NEW YORK (CNNMoney) -- From the start of the debate over the current health reform law in 2009, one of the big questions was its impact on deficits.
When it passed a year later, the nonpartisan Congressional Budget Office estimated that it could reduce deficits modestly in the first 10 years and then much more significantly in the second decade.
How those estimates will change after the Supreme Court rules on the fate of the Affordable Care Act is anyone's guess.
The court, expected to issue its decision in the next week, could uphold the law in full, overturn it wholesale or repeal specific provisions. Here are the possible fiscal ramifications of each scenario.
Law is upheld: The CBO estimated last year that the federal government would spend about $1 trillion to provide subsidized insurance to low- and middle-income families between 2012 and 2021.
But on balance, because of the law's many cost-reducing measures and targeted tax increases, deficits would be reduced by $210 billion, the CBO estimated.
Even if the Affordable Care Act is upheld, estimates of how it affects the budget will change.
For one thing, there are likely to be changes in factors that go into assessing the law's costs and savings, such as new forecasts about overall health care costs and employment.
And lawmakers could change pieces of the law. They've already ditched some provisions.
Gone, for instance, is the so-called CLASS Act, a long-term care insurance program that would have helped seniors in need of assistance with daily tasks such as bathing and dressing. The elimination the CLASS Act is estimated to reduce the deficit-reduction potential of health reform by roughly $80 billion in the first decade.
Law is overturned: A decision to overturn the Affordable Care Act very likely would increase deficits modestly, since the law itself was projected to reduce them.
In February 2011, the CBO estimated that a bill to repeal the law would have increased deficits by $210 billion.
But again, a number of factors could alter the estimate. Among them: changes in economic forecasts and health care cost inflation.
And if the law is overturned, the estimated 30 million or so new people who would have been insured under the law would remain among the ranks of the uninsured.
Individual mandate is repealed: One possibility is that the high court strikes down the individual mandate, which requires that everyone buy health insurance or pay a penalty starting in 2014.
A repeal of the mandate alone could reduce deficits by $282 billion over 10 years, the CBO estimated last year.
Without a mandate, fewer people would buy insurance, and therefore the federal government would spend less on the new insurance subsidies intended to help eligible individuals and families pay for their policies.
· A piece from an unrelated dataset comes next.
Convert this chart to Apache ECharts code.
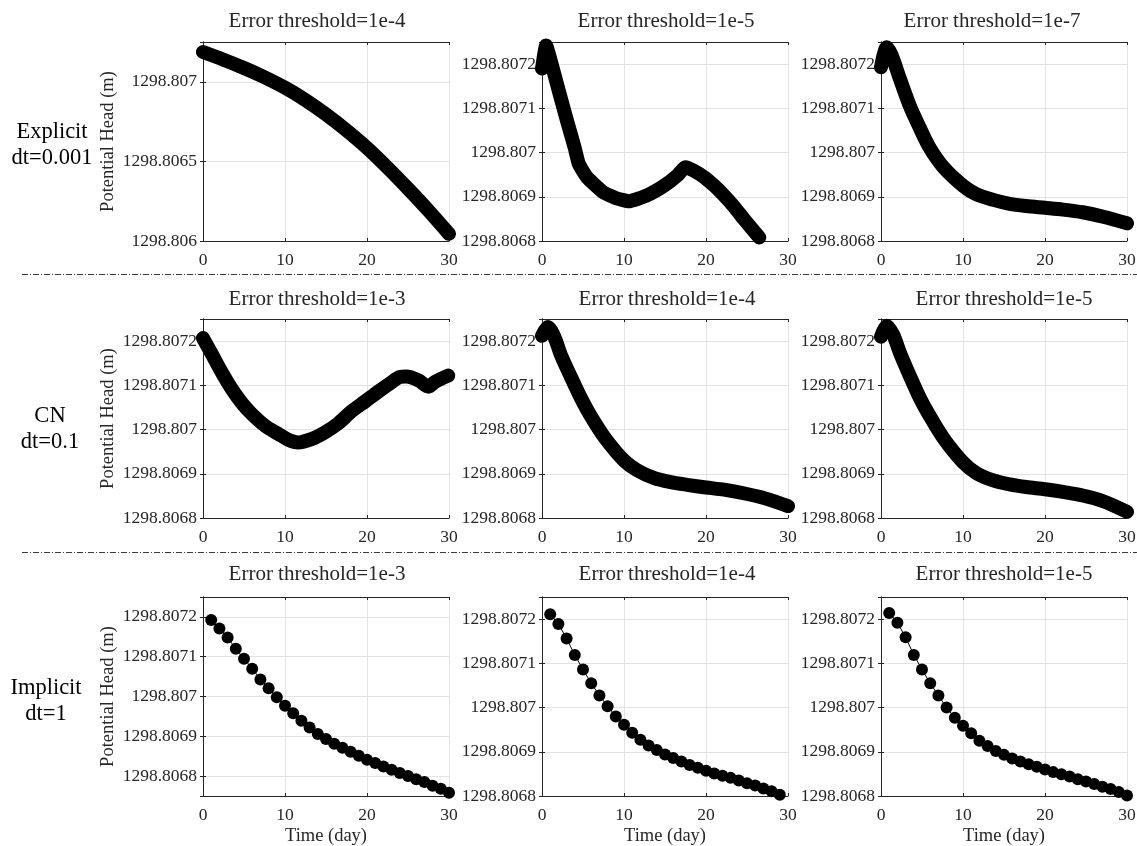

But the bang for the buck that the government would get for subsidizing coverage would go down too, said Matthew Buettgens, a senior research associate at the Urban Institute.
He estimates that the government would spend about 3% less without a mandate, but far fewer people would get coverage than if the mandate stays.
The CBO last year estimated that 16 million fewer people in 2021 would be insured if the mandate is repealed.
Medicaid expansion is overturned: The law calls for an expansion of eligibility for Medicaid, and it provides additional federal money to states to cover it.
States that choose to participate in Medicaid must accommodate the expansion or potentially risk losing other federal matching funds for the program.
One of the questions before the court is whether such an expansion is unconstitutionally coercive of the states.
If the provision is struck down, it likely would reduce the cost of health reform; the expansion was most recently estimated to cost $931 billion over 11 years. But that would also reduce the number of the insured -- the CBO has estimated roughly 17 million people would be covered because of the program's expansion.
More than one measure is repealed: The question of how the ruling would affect the country's fiscal outlook gets substantially trickier if the court strikes down more than one provision.
It's not clear, for instance, what the effects would be if the court kills off the mandate along with two other provisions -- so-called guaranteed issue and community rating.
Guaranteed issue means insurers would have to insure everyone, even if they have a pre-existing condition. Community rating means insurers could not charge sick policyholders more than healthy ones, although there are allowances for premiums charged to people of different ages.